協議離婚後、しばらくして、催促しても養育費を払ってくれなくなりました。

ご相談内容

和解して協議離婚して、その際、夫は養育費を月5万円支払い、妻は子供の親権をもつ約束をしました。親権は決めないといけないと離婚届に書いていたので、喧嘩の末、なんとか決めました。離婚後数年間は、月5万円ずつ支払っていたのですが、最近養育費を支払ってくれなくなりました。

何度も催促していますが、無視されていて、子供の学費が払えなくなり困っています。どのように対応したらよいでしょうか。

公正証書による合意

一番確かな方法は、協議離婚の際に、公正証書を作成して、養育費の支払い義務について取り交わしておくことです。離婚届だけでは養育費は自動的に決まることがありません。

公正証書があれば、支払いが滞った場合でも、公正証書に基づき強制執行することができます。その時、未払いの養育費と併せて、将来分の養育費も一括して強制執行の申し立てをすることができます。

ちなみに、公正証書を作成するには、公証役場にでむき公証人と打ち合わせが必要になります。なので、実際に作成するのは結構骨が折れますので、相手方が嫌がってきた場合には、合意書の形で離婚協議書をつくるだけでもなんとかできます。

これでは強制執行まではすぐできませんが、公正証書に基づく強制執行は、めぼしい財産がない場合でも、就業先が明確な場合には、就業先に給与を差し押さえることが多くあります。そうすると、差し押さえられた側が就業先を辞めない限り、差し押さえを行うことは可能です。

公正証書がなかった場合の方法

先ほど少しご説明しましたが、離婚のときに、公正証書を作成せずに、口頭やそれ以外の独自の書面で養育費の取り決めをした場合には、二つの方法で、養育費の支払い義務を確定しましょう。

1. 地方裁判所に提起する
離婚の際に、夫婦で養育費を取り決めしているということは、合意されていると考えられます。その際に書面や、最低限のラインのやりとりだけあるのであれば、合意に基づく履行請求が可能です。

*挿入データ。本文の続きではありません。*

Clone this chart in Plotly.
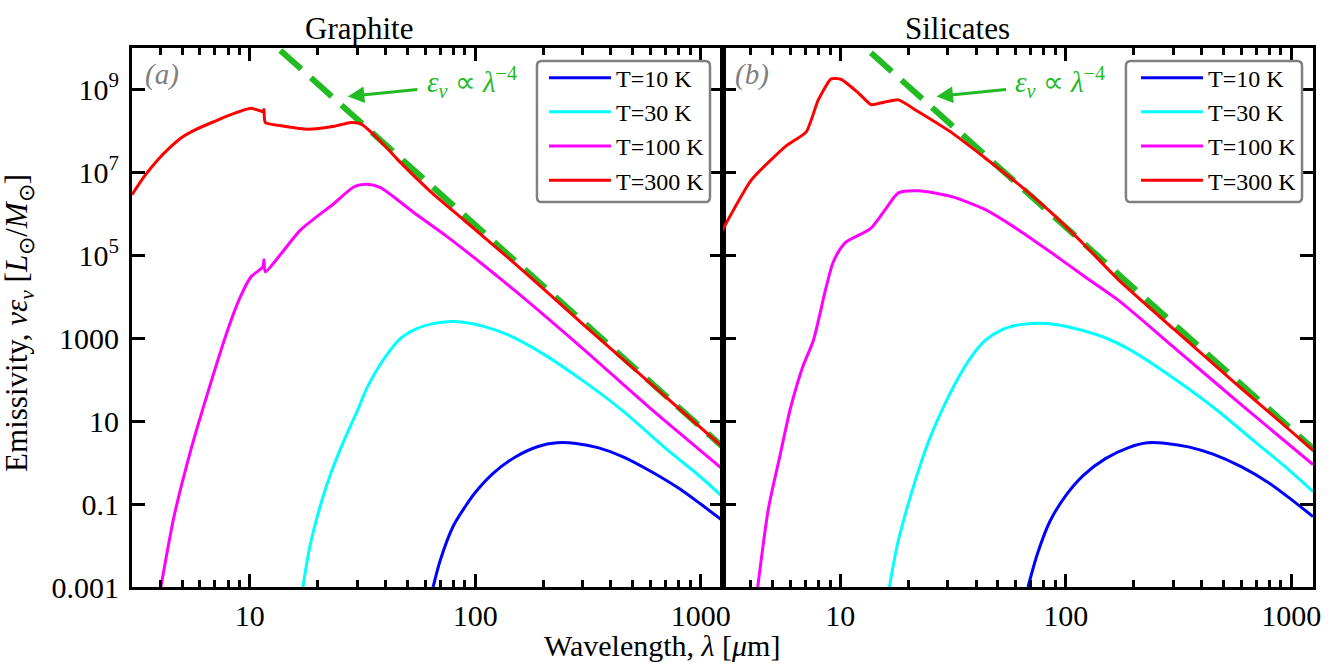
import math
import plotly.graph_objects as go
from plotly.subplots import make_subplots

# ---------------- data ----------------
# Graphite panel
g300_lam = [3.0, 3.4, 3.9, 4.4, 4.9, 5.8, 6.9, 8.3, 10.1, 11.0, 11.45, 11.55, 11.7, 14.2, 18.1, 23.7, 28.1, 31, 34.4, 40, 45.4, 63.5, 89, 150, 300, 600, 1250]
g300_val = [2.9e6, 8e6, 2.0e7, 3.9e7, 6.5e7, 1.1e8, 1.66e8, 2.5e8, 3.5e8, 3.1e8, 2.9e8, 3.3e8, 1.6e8, 1.3e8, 1.1e8, 1.3e8, 1.6e8, 1.5e8, 9.5e7, 4.2e7, 2.0e7, 3.4e6, 7.1e5, 6.3e4, 2.2e3, 80, 2.4]
g100_lam = [4.03, 4.6, 5.47, 6.5, 7.98, 9.0, 10.1, 11.4, 11.55, 11.7, 13.5, 16.8, 23.7, 29, 33.3, 38, 53.7, 75.5, 150, 300, 600, 1250]
g100_val = [1e-3, 0.048, 2.0, 48, 1.6e3, 9e3, 3.0e4, 5.2e4, 7.8e4, 4.0e4, 9.6e4, 4.1e5, 1.8e6, 4.5e6, 5.2e6, 4.3e6, 1.05e6, 2.75e5, 1.4e4, 560, 20, 0.7]
g30_lam = [17.2, 18.5, 20.7, 23, 26.2, 30, 33.3, 40, 46.8, 55, 65, 75, 90, 110, 140, 200, 300, 450, 700, 1000, 1250]
g30_val = [1e-3, 0.01, 0.105, 0.6, 3.5, 18, 68, 360, 1.0e3, 1.7e3, 2.25e3, 2.5e3, 2.4e3, 1.9e3, 1.2e3, 420, 95, 18, 2.2, 0.45, 0.15]
g10_lam = [65, 70, 80, 90, 100, 120, 150, 190, 230, 280, 350, 450, 600, 800, 1000, 1250]
g10_val = [1e-3, 0.0045, 0.03, 0.085, 0.19, 0.55, 1.35, 2.45, 3.0, 2.9, 2.3, 1.4, 0.62, 0.24, 0.1, 0.04]

# Silicates panel
s300_lam = [2.97, 4.03, 5.7, 7.06, 7.98, 9.1, 10.1, 12.0, 13.7, 15.8, 18.1, 22.2, 31.2, 44, 61.7, 86.5, 122, 171, 300, 600, 1250]
s300_val = [3.7e5, 6.6e6, 4.2e7, 9.5e7, 5.6e8, 1.8e9, 1.74e9, 8.3e8, 4.3e8, 5.0e8, 5.6e8, 2.9e8, 9.1e7, 2.2e7, 5.2e6, 1.05e6, 1.7e5, 2.6e4, 1.7e3, 62, 2.0]
s100_lam = [4.3, 4.8, 5.4, 6.0, 6.8, 7.6, 8.6, 9.3, 10.5, 13.6, 15.8, 18.1, 22.2, 31.2, 44, 61.7, 86.5, 122, 171, 300, 600, 1250]
s100_val = [1e-3, 0.08, 1.5, 20, 200, 910, 1.5e4, 6.9e4, 2.0e5, 4.4e5, 1.26e6, 3.2e6, 3.6e6, 2.6e6, 1.26e6, 4.1e5, 1.15e5, 3.0e4, 8.3e3, 620, 25, 0.9]
s30_lam = [16.5, 18, 20, 22.5, 25, 29, 33, 38, 44, 52, 61.7, 75.7, 90, 102, 145, 200, 300, 450, 700, 1000, 1250]
s30_val = [1e-3, 0.012, 0.1, 0.8, 4, 25, 100, 350, 900, 1.6e3, 2.1e3, 2.3e3, 2.15e3, 1.9e3, 1.1e3, 470, 110, 22, 3.0, 0.6, 0.2]
s10_lam = [68, 75, 85, 100, 120, 150, 190, 230, 280, 350, 450, 600, 800, 1000, 1250]
s10_val = [1e-3, 0.0065, 0.038, 0.16, 0.5, 1.25, 2.3, 3.0, 2.9, 2.4, 1.6, 0.8, 0.32, 0.13, 0.05]

# epsilon_nu ~ lambda^-4 guide lines (two end points each)
gG_lam = [10, 1300]
gG_val = [4.0e10, 2.0]
gS_lam = [10, 1300]
gS_val = [3.5e10, 1.8]

temps = ["T=10 K", "T=30 K", "T=100 K", "T=300 K"]
colors = ["#0000ff", "#00ffff", "#ff00ff", "#ff0000"]
smooth = [0.8, 0.9, 0.7, 0.5]

x_major = [10, 100, 1000]
x_minor = [3, 4, 5, 6, 7, 8, 9, 20, 30, 40, 50, 60, 70, 80, 90, 200, 300, 400, 500, 600, 700, 800, 900]
y_ticks = [1e-3, 1e-1, 1e1, 1e3, 1e5, 1e7, 1e9]
y_text = ["0.001", "0.1", "10", "1000", "10<sup>5</sup>", "10<sup>7</sup>", "10<sup>9</sup>"]

# annotation anchor points (wavelength, emissivity)
arrow_heads = [(27.2, 6.8e8), (26.7, 6.8e8)]
label_pos = [(60, 1.55e9), (58.6, 1.55e9)]

FONT = "Liberation Serif"
GREEN = "#22bb22"

fig = make_subplots(rows=1, cols=2, horizontal_spacing=0.0)

panels = [
    (1, [(g10_lam, g10_val), (g30_lam, g30_val), (g100_lam, g100_val), (g300_lam, g300_val)], (gG_lam, gG_val), "legend"),
    (2, [(s10_lam, s10_val), (s30_lam, s30_val), (s100_lam, s100_val), (s300_lam, s300_val)], (gS_lam, gS_val), "legend2"),
]

for col, series, guide, leg in panels:
    fig.add_trace(go.Scatter(x=guide[0], y=guide[1], mode="lines", showlegend=False,
                             line=dict(color=GREEN, width=6, dash="28px,13px")), row=1, col=col)
    for (lam, val), name, c, sm in zip(series, temps, colors, smooth):
        fig.add_trace(go.Scatter(x=lam, y=val, mode="lines", name=name, legend=leg,
                                 line=dict(color=c, width=3, shape="spline", smoothing=sm)),
                      row=1, col=col)

axis_common = dict(showline=True, linewidth=3, linecolor="black", mirror="ticks",
                   ticks="inside", tickwidth=2.5, tickcolor="black", showgrid=False, zeroline=False,
                   tickfont=dict(family=FONT, size=30, color="black"))

for col in (1, 2):
    fig.update_xaxes(type="log", range=[0.4771, 3.0969], tickvals=x_major, ticktext=["10", "100", "1000"],
                     ticklen=13, minor=dict(ticks="inside", ticklen=7, tickwidth=2.5, tickcolor="black", tickvals=x_minor),
                     **axis_common, row=1, col=col)
    fig.update_yaxes(type="log", range=[-3, 10], tickvals=y_ticks, ticktext=y_text, ticklen=13,
                     ticklabelstandoff=4, showticklabels=(col == 1), **axis_common, row=1, col=col)

# Titles and labels
fig.add_annotation(text="Graphite", x=0.192, y=1.0, xref="paper", yref="paper", xanchor="center", yanchor="bottom",
                   showarrow=False, font=dict(family=FONT, size=31, color="black"))
fig.add_annotation(text="Silicates", x=0.699, y=1.0, xref="paper", yref="paper", xanchor="center", yanchor="bottom",
                   showarrow=False, font=dict(family=FONT, size=31, color="black"))
fig.add_annotation(text="Wavelength, <i>λ</i> [<i>μ</i>m]", x=0.449, y=0, xref="paper", yref="paper",
                   xanchor="center", yanchor="top", yshift=-40, showarrow=False,
                   font=dict(family=FONT, size=30, color="black"))
fig.add_annotation(text="Emissivity, <i>νε<sub>ν</sub></i> [<i>L</i><sub>⊙</sub>/<i>M</i><sub>⊙</sub>]",
                   x=0, y=0.49, xref="paper", yref="paper", xanchor="right", yanchor="middle", xshift=-91, textangle=-90,
                   showarrow=False, font=dict(family=FONT, size=31, color="black"))

for xr, yr, lab in [("x domain", "y domain", "(a)"), ("x2 domain", "y2 domain", "(b)")]:
    fig.add_annotation(text="<i>" + lab + "</i>", x=0.018, y=0.985, xref=xr, yref=yr, xanchor="left", yanchor="top",
                       showarrow=False, font=dict(family=FONT, size=29, color="#808080"))

# guide-line label and arrow (log axes take log10 positions)
for (xr, yr), head, txt in zip([("x", "y"), ("x2", "y2")], arrow_heads, label_pos):
    fig.add_annotation(x=math.log10(head[0]), y=math.log10(head[1]), xref=xr, yref=yr, text="", showarrow=True,
                       ax=71, ay=-7, arrowhead=2, arrowsize=1.1, arrowwidth=3, arrowcolor=GREEN, standoff=0)
    fig.add_annotation(x=math.log10(txt[0]), y=math.log10(txt[1]), xref=xr, yref=yr, xanchor="left", showarrow=False,
                       text="<i>ε<sub>ν</sub></i> ∝ <i>λ</i><sup>−4</sup>", font=dict(family=FONT, size=29, color=GREEN))


# rounded legend frames (paper fractions of the plot area)
def rounded_box(x0, y0, x1, y1, rx=0.004, ry=0.009):
    return (f"M {x0 + rx} {y1} L {x1 - rx} {y1} Q {x1} {y1} {x1} {y1 - ry} "
            f"L {x1} {y0 + ry} Q {x1} {y0} {x1 - rx} {y0} L {x0 + rx} {y0} Q {x0} {y0} {x0} {y0 + ry} "
            f"L {x0} {y1 - ry} Q {x0} {y1} {x0 + rx} {y1} Z")


legend_frames = [(0.3429, 0.7143, 0.4894, 0.9759), (0.8416, 0.7143, 0.9907, 0.9759)]
for fx0, fy0, fx1, fy1 in legend_frames:
    fig.add_shape(type="path", path=rounded_box(fx0, fy0, fx1, fy1), xref="paper", yref="paper",
                  line=dict(color="#808080", width=2.5), fillcolor="white", layer="above")

legend_style = dict(bgcolor="rgba(0,0,0,0)", borderwidth=0, xanchor="right", yanchor="top",
                    font=dict(family=FONT, size=24, color="black"), tracegroupgap=0, itemwidth=62)
fig.update_layout(
    width=1344, height=664,
    margin=dict(l=132, r=31, t=48, b=77),
    paper_bgcolor="white", plot_bgcolor="white",
    legend=dict(x=0.4894, y=0.986, xref="paper", yref="paper", **legend_style),
    legend2=dict(x=0.9907, y=0.986, xref="paper", yref="paper", **legend_style),
)

fig.write_html("out.html")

それにも関わらず、支払わないということは、支払義務者の債務不履行と捉えて、地方裁判所に支払いの履行を求めて、給付請求の訴えを提起できます。この場合、原則、将来の養育費は給付対象ではありませんが、例外もあります。

その場で和解などをして、公正証書と同じだけの効力、専門的には執行力といいますが、強制執行が可能である効力を有する書面をえることができます。

2. 家庭裁判所への申し立てをする
離婚の際に、夫婦で養育費の取り決めをしていても、それは確実な合意とは言えず、夫婦間の協議ができていないと捉えて、家庭裁判所に申し立てができます(その場合、離婚後の養育費の請求の問題と同じになる点があります)。この場合、過去の養育費も対象になりえます。

どちらの方法がよいか
1と2の両方を選択することもできますが、その時々の状況によります。弁護士に相談すると、概ね、以下の回答になるでしょう。支払い義務を持った方が、離婚後も生活が変わらず、養育費の額を再検討する必要がない場合は、1の地方裁判所への訴えを選択することが多いです。

しかし、通常、離婚後は、支払い義務者が再婚したり、収入が変化することが多く、一方、子供の養育費は、長期に渡ることが多く、また確実に支払ってもらう必要があります。そのため、離婚後でも2人でしっかりと協議の機会がもてる、2の家庭裁判所への申し立ての方がよいかもしれません。

調停では、2人の、離婚の納得度、生活状態の変化、子供との面会交流なども視野に入れて、養育費の不払いの理由も柔軟に話し合いの対象になります。

家庭裁判所での調停であれば、2人の事情の変化も考えて、妥当な養育費を検討することもできます。また、家庭裁判所の申し立ては、弁護士を選任しなくても、地方裁判所での訴訟提起とは異なり、申立て費用も安価であるために、本人が自分で手続きすることも可能です。

養育費未払いで、経済的に困難な場合

今回のご相談のように、養育費の支払いが滞ったために、子供の学費など養育が困難になっている場合は、家庭裁判所に、審判前の保全処分という方法も選択できます。保全処分というのは、めぼしい財産が処分されてしまい、とにかく緊急で今ある財産を仮に押さえておく場合に用いる手段です。

養育費で用いることはあまりないのは事実のなのですが、子供の監護費用分担の審判、扶養の審判を、まだ本件の解決前に、養育費の仮払いを申し立てるものですから、インパクトは大きく、支払いの可能性もあります。しかし、萎縮効果も生むので、しっかり検討する必要がありましょう。

支払いが履行されない危険があるときは、裁判所は、仮差し押さえ、仮処分などを命じた裁判例も存在しています。